I used the code from @Waldi to create this reproducible example, found in this topic (I only added a firm identifier or "FirmID" to the sample data frame):
Code to create a similar dataset:
library (data.table)
size = 1e5
df <- data.frame(
ID = sample(1:round(size / 5, 0)),
FirmID = sample(1:20000),
period = sample(c(5,10,30,45), size, replace = TRUE),
start = sample(seq(
as.Date('1999/01/01'), as.Date('2000/01/01'), by = "day"
), size, replace = TRUE)
) %>% mutate(end = start + period)
The code to find overlapping periods:
dt <- data.table(df, key = c("start", "end"))[, `:=`(row = 1:nrow(df))]
setkey(dt,FirmID,start,end)
foverlaps(dt,dt,by.x=c("FirmID","start","end"),by.y=c("FirmID","start","end"))[
,.(noverlap=.N),by=.(FirmID,row)][
,.(overlap = max(noverlap>1)),by=FirmID][
,.(n=.N),by=.(overlap)][
,pct:=n/sum(n)][]
The only problem with this code, is that it displays the number of overlapping firms, instead of the number of overlapping transactions within a firm identifier.
overlap n pct
1: 0 5333 0.26665
2: 1 14667 0.73335
How can this code be altered for overlapping transaction IDs within a firm identifier?

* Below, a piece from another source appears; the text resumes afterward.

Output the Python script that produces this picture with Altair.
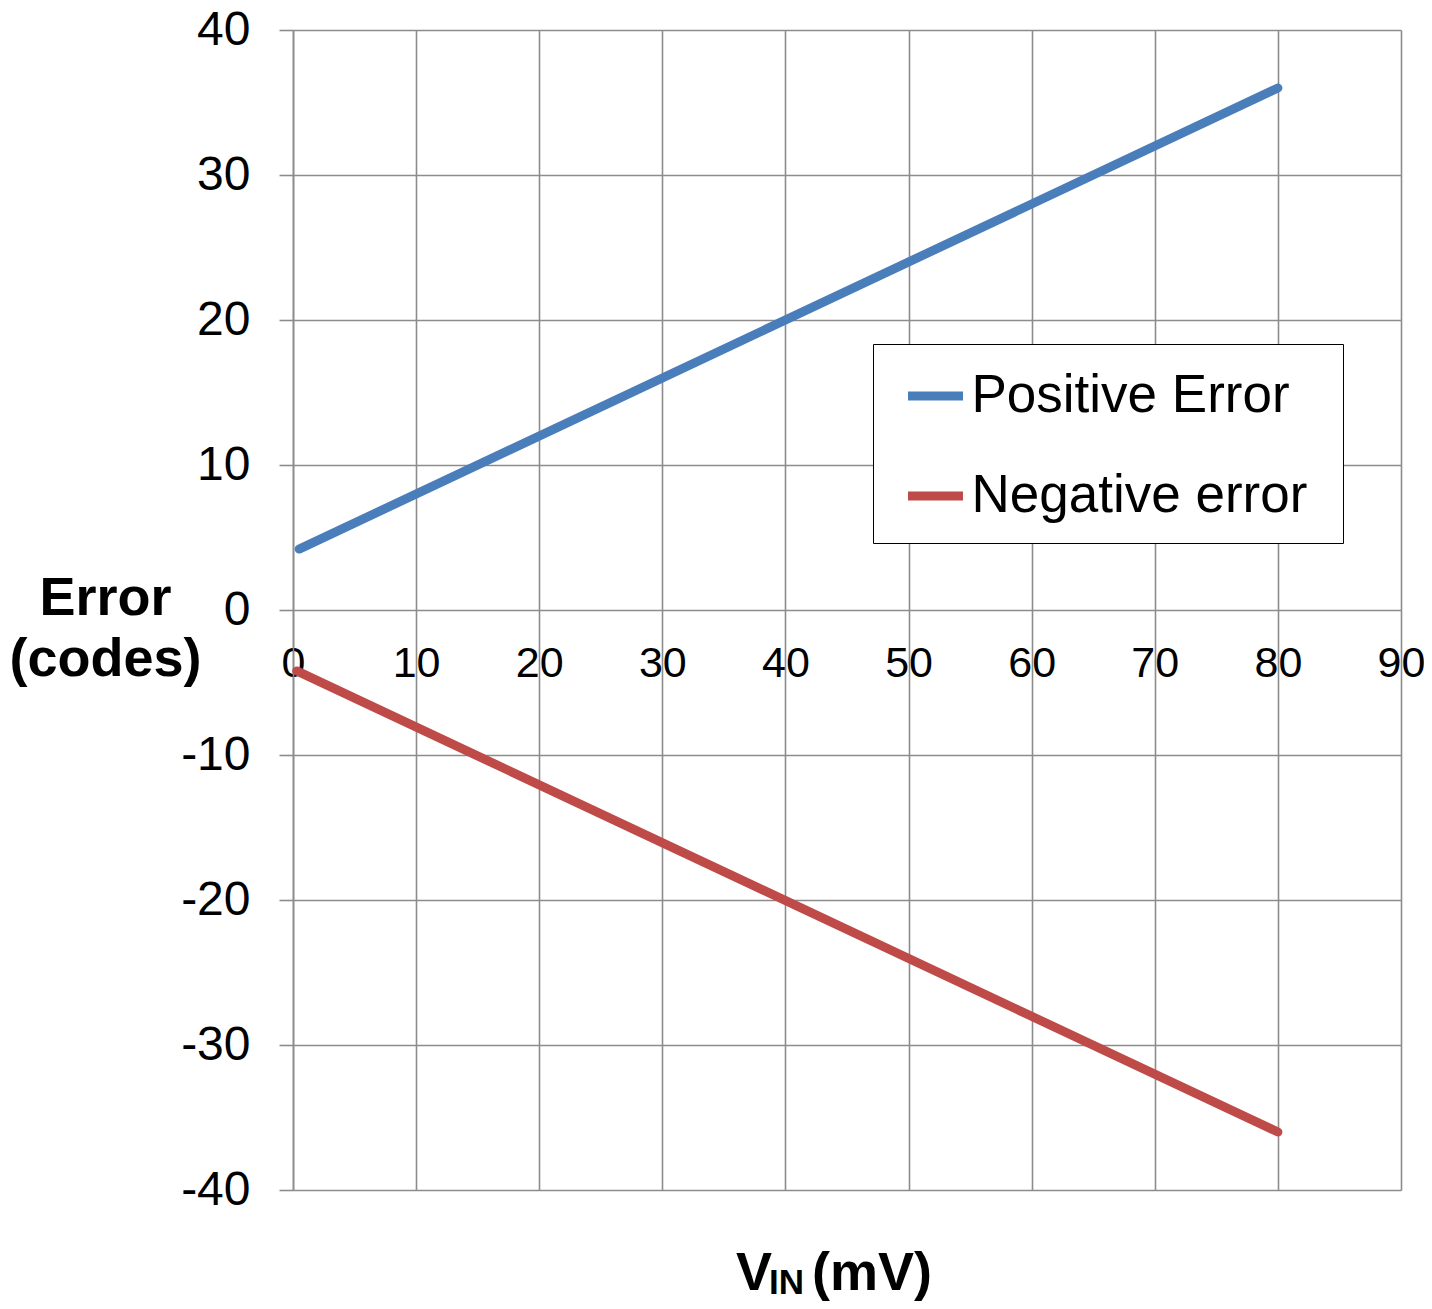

One change I made myself did not yield satisfactory results:
setkey(dt,FirmID,start,end)
foverlaps(dt,dt,by.x=c("FirmID","start","end"),by.y=c("FirmID","start","end"))[
,.(noverlap=.N),by=.(ID,row)][
,.(overlap = max(noverlap>1)),by=ID][
,.(n=.N),by=.(overlap)][
,pct:=n/sum(n)][]
overlap n pct
1: 0 5333 0.26665
2: 1 14667 0.73335
I had a hard time wrapping my head around the solution for the other scenario, so I'm not sure how to adjust that version, but I believe you can achieve the result you want in this case with an inner non-equi join:
dt <- data.table(df, key = c("FirmID", "ID", "start", "end"))
dt[, firm_total := .N, by = "FirmID"][
dt, .(FirmID, firm_total), on = .(FirmID, ID < ID, start <= end, end >= start), nomatch = NULL, mult = "all"][
, .(n = .N, pct = .N / (firm_total[1L] * (firm_total[1L] - 1L) / 2L)), by = "FirmID"]
We avoid redundant rows in the join with ID < ID
(and note that here that should be interpreted as left-hand side column's ID < right-hand side column's ID).
Redundancy can happen because,
if ID x
overlaps with ID y
,
y
overlaps with x
.
If you think of all pairs of IDs and put them in a matrix,
the maximum number of overlaps would be the number of elements in the lower triangular,
which can be calculated with n * (n - 1) / 2
,
that's why we initially add firm_total
.
I didn't do extensive testing but this version may be better for this scenario.
The documentation of foverlaps
states that it's mainly targeted at joins where one table is much smaller than the other one,
and explains why it may be an expensive operation.
You're doing a self-join,
so both tables are the same size.
And a table.express
version of the solution because why not:
library(table.express)
dt %>%
group_by(FirmID) %>%
mutate(firm_total = .N) %>%
inner_join(dt, FirmID, ID < ID, start <= end, end >= start, .expr = TRUE) %>%
select(FirmID, firm_total) %>%
group_by(FirmID) %>%
summarize(n = .N, pct = .N / (firm_total[1L] * (firm_total[1L] - 1L) / 2))
EDIT: and if you want your overlap
column you could compute that with size of lower triangular - n
.